_Directive_
Starting at the first line of the listing below, retype each line up to and including the one that contains "0.0701, 0.0756, 0.0829]". Leave pictures out.

_Extracted records_
»»

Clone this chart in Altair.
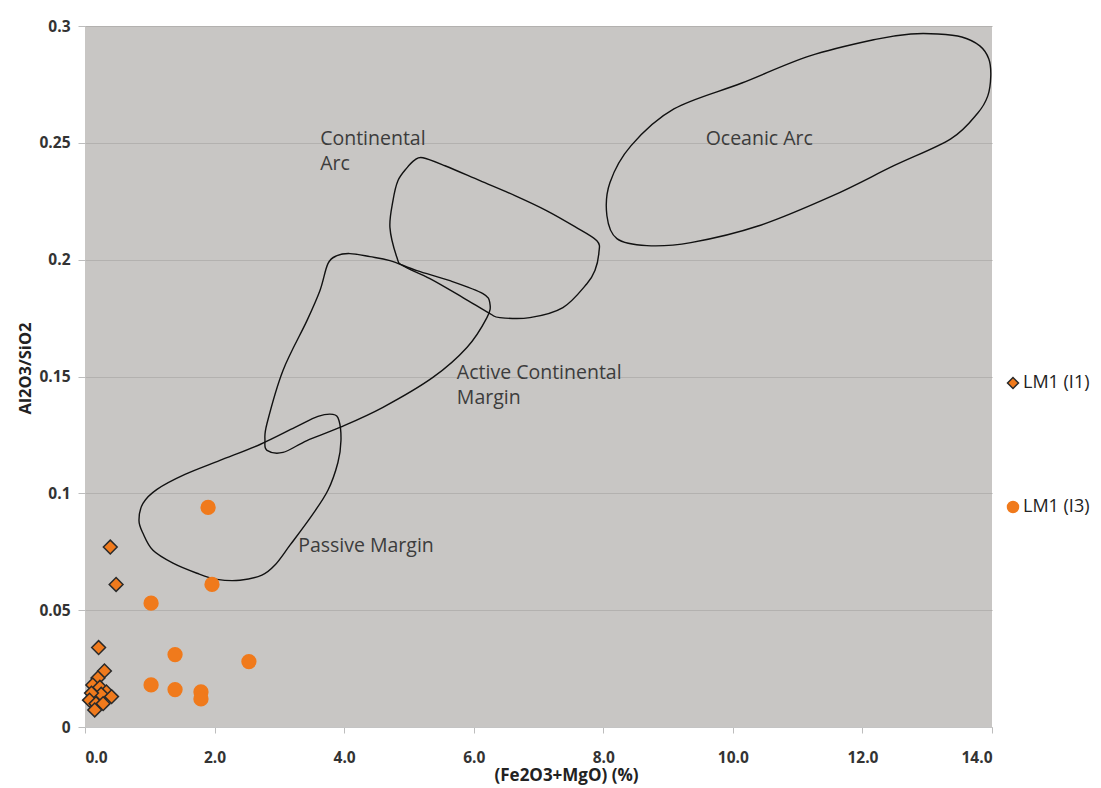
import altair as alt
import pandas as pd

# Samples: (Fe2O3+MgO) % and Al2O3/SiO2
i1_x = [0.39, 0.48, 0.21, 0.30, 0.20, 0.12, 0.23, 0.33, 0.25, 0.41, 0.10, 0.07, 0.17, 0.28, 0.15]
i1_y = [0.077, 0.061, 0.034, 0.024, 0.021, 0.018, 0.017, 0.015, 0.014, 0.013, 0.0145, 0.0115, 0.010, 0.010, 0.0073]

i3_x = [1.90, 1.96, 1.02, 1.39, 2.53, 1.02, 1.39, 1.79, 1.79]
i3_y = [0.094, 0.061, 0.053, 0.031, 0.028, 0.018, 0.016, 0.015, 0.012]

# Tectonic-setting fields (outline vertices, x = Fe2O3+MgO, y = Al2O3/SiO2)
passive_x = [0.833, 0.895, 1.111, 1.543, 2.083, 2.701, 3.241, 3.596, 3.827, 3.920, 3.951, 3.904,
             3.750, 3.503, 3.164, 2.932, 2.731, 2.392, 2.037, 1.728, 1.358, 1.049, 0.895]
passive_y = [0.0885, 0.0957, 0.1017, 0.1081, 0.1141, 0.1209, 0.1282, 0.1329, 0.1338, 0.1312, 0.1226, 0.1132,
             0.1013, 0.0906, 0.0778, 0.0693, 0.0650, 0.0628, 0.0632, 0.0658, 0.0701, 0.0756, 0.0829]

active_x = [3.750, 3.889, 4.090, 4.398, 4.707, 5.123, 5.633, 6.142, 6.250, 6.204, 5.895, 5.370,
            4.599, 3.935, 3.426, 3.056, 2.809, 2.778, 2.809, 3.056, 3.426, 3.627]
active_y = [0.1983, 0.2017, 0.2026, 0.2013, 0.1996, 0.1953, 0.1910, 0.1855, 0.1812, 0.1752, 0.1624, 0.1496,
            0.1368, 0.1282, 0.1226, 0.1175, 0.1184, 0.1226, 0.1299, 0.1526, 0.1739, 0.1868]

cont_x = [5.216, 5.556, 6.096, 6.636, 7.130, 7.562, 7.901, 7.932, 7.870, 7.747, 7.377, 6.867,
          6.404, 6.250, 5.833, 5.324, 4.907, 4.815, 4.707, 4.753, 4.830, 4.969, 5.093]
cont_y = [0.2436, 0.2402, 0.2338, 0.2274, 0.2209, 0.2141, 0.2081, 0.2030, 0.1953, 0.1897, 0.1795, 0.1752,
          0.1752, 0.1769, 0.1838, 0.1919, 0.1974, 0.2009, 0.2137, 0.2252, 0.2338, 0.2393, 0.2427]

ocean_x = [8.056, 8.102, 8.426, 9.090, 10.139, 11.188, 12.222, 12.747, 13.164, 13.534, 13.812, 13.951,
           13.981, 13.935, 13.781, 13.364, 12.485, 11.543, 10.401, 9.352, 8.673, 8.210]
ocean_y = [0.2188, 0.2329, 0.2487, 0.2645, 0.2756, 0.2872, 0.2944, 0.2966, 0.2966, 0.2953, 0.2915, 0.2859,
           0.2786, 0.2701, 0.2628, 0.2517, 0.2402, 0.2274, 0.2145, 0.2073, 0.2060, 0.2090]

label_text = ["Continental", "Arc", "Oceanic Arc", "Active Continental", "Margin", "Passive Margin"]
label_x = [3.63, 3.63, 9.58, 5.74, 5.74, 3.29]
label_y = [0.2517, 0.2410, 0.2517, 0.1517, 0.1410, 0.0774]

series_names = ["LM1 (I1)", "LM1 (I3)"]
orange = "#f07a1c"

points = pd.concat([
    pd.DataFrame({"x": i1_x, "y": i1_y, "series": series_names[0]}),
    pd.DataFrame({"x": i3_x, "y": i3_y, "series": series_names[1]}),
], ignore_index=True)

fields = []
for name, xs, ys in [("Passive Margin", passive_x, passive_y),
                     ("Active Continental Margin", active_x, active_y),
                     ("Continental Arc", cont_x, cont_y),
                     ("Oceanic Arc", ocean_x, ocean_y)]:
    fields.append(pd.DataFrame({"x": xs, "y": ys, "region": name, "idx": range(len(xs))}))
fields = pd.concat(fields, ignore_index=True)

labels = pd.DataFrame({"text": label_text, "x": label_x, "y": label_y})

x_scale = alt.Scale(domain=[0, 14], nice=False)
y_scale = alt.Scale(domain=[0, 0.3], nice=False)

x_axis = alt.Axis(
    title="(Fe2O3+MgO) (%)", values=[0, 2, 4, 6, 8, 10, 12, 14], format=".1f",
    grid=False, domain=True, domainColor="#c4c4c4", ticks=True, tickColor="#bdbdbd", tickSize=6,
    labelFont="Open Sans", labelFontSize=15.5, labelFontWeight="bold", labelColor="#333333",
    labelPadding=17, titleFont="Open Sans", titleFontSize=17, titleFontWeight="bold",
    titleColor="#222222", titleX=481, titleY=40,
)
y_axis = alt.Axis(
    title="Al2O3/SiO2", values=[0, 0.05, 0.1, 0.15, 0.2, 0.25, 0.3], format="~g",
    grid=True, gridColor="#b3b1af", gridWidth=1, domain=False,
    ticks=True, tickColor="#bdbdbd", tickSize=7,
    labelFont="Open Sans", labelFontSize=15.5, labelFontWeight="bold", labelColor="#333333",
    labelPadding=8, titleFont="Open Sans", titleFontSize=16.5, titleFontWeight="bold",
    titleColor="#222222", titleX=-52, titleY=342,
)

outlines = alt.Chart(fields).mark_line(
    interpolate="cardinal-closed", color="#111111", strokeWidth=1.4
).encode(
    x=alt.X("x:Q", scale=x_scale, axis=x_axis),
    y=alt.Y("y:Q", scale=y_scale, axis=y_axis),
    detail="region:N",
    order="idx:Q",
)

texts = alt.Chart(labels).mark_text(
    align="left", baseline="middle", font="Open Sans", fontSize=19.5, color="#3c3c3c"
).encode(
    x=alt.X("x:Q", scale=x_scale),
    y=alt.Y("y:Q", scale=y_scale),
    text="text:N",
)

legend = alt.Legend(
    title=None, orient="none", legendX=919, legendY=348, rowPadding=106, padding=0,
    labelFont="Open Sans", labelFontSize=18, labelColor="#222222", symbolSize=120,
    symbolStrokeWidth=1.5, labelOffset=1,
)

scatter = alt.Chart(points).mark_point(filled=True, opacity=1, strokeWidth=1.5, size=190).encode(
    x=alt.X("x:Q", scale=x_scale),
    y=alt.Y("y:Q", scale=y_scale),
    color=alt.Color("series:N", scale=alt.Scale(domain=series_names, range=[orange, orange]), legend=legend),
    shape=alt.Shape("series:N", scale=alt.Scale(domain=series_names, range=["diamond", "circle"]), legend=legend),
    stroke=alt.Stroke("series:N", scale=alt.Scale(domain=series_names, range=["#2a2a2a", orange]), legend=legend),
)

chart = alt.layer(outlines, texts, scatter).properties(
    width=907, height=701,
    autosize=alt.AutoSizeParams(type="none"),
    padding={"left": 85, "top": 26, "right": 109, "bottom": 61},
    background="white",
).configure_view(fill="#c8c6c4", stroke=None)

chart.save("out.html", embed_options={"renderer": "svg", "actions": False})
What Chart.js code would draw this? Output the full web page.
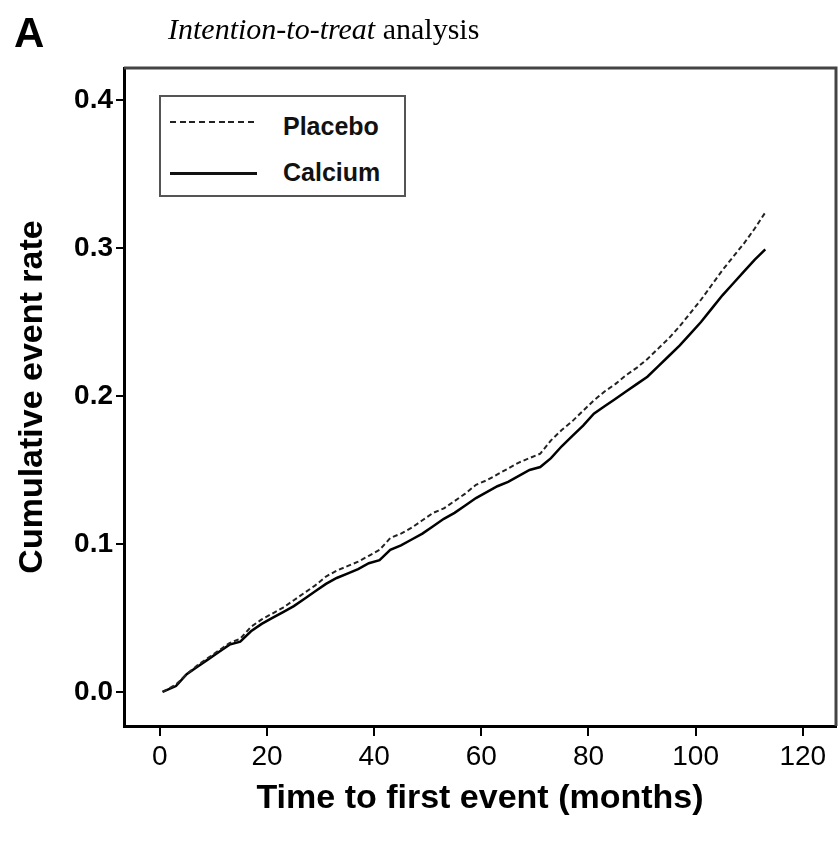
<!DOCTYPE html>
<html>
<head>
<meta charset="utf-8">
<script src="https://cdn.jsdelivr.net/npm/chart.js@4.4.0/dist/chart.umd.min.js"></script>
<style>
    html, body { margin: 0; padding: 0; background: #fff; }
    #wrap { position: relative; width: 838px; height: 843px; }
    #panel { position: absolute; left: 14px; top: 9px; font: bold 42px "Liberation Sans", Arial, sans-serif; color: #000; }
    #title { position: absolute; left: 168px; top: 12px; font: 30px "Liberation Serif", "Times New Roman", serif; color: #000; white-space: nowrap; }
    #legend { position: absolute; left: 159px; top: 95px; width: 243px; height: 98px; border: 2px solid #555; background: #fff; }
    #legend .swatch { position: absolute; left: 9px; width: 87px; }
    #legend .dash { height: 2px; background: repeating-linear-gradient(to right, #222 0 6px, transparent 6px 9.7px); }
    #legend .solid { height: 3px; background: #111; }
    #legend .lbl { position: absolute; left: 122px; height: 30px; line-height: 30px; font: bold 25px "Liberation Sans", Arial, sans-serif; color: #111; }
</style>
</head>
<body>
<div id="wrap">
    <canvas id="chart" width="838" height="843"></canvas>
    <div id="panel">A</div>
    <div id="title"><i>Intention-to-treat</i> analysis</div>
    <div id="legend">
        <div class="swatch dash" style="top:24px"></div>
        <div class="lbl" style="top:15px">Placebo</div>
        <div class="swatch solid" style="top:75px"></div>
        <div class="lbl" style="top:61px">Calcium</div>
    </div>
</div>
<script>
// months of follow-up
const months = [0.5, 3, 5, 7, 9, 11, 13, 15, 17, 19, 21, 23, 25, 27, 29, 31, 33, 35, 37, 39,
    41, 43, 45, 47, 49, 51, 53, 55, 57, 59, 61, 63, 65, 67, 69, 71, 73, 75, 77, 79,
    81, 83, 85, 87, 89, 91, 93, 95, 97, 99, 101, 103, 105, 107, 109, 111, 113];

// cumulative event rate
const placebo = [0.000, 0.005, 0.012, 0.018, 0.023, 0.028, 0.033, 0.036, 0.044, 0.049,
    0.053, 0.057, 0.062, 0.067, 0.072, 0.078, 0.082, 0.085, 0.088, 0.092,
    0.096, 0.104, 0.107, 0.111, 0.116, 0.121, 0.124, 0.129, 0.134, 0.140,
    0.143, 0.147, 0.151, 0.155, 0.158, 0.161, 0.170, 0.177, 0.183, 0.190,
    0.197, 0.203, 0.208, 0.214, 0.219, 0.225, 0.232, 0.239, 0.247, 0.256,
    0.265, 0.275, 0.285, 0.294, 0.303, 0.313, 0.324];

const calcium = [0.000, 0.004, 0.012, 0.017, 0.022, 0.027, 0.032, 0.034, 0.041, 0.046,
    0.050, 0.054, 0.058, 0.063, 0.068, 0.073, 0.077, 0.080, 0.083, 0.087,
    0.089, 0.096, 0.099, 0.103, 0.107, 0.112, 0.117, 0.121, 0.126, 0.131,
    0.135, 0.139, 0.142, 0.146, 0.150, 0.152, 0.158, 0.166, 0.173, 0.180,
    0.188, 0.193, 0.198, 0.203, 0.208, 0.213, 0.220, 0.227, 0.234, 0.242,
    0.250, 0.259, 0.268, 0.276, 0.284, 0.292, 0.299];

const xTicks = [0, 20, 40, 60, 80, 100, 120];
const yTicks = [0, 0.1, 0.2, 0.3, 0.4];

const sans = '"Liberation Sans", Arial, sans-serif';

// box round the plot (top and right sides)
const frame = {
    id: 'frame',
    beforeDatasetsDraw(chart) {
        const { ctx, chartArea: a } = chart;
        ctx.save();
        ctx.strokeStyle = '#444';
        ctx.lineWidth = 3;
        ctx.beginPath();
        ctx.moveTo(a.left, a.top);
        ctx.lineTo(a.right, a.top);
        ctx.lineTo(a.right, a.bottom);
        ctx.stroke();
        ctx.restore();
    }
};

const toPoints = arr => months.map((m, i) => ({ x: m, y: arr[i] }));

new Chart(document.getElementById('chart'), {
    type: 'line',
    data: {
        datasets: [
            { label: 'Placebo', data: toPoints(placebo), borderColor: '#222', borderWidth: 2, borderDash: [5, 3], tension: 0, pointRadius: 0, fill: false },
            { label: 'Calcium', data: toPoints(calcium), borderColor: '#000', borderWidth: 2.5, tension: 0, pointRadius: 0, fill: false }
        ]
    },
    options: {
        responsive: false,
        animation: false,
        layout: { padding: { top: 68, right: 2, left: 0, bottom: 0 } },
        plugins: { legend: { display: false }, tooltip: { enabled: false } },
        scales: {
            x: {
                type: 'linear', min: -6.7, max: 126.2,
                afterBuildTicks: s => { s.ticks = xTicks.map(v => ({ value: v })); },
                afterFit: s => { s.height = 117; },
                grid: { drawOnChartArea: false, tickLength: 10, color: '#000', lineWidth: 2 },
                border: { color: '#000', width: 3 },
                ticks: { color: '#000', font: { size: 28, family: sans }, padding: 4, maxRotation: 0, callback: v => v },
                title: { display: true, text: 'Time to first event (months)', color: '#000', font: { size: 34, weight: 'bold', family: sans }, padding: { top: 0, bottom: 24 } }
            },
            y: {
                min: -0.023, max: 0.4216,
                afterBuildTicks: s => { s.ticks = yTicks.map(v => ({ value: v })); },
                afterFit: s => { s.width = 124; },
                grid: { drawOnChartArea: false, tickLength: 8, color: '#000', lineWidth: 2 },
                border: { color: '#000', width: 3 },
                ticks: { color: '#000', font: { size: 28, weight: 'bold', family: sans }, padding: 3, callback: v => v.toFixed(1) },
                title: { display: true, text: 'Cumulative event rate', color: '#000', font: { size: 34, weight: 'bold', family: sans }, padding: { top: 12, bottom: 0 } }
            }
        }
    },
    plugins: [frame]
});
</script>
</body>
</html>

««

_Solved problem_
Clone this chart in Altair.
import altair as alt
import pandas as pd

# Samples: (Fe2O3+MgO) % and Al2O3/SiO2
i1_x = [0.39, 0.48, 0.21, 0.30, 0.20, 0.12, 0.23, 0.33, 0.25, 0.41, 0.10, 0.07, 0.17, 0.28, 0.15]
i1_y = [0.077, 0.061, 0.034, 0.024, 0.021, 0.018, 0.017, 0.015, 0.014, 0.013, 0.0145, 0.0115, 0.010, 0.010, 0.0073]

i3_x = [1.90, 1.96, 1.02, 1.39, 2.53, 1.02, 1.39, 1.79, 1.79]
i3_y = [0.094, 0.061, 0.053, 0.031, 0.028, 0.018, 0.016, 0.015, 0.012]

# Tectonic-setting fields (outline vertices, x = Fe2O3+MgO, y = Al2O3/SiO2)
passive_x = [0.833, 0.895, 1.111, 1.543, 2.083, 2.701, 3.241, 3.596, 3.827, 3.920, 3.951, 3.904,
             3.750, 3.503, 3.164, 2.932, 2.731, 2.392, 2.037, 1.728, 1.358, 1.049, 0.895]
passive_y = [0.0885, 0.0957, 0.1017, 0.1081, 0.1141, 0.1209, 0.1282, 0.1329, 0.1338, 0.1312, 0.1226, 0.1132,
             0.1013, 0.0906, 0.0778, 0.0693, 0.0650, 0.0628, 0.0632, 0.0658, 0.0701, 0.0756, 0.0829]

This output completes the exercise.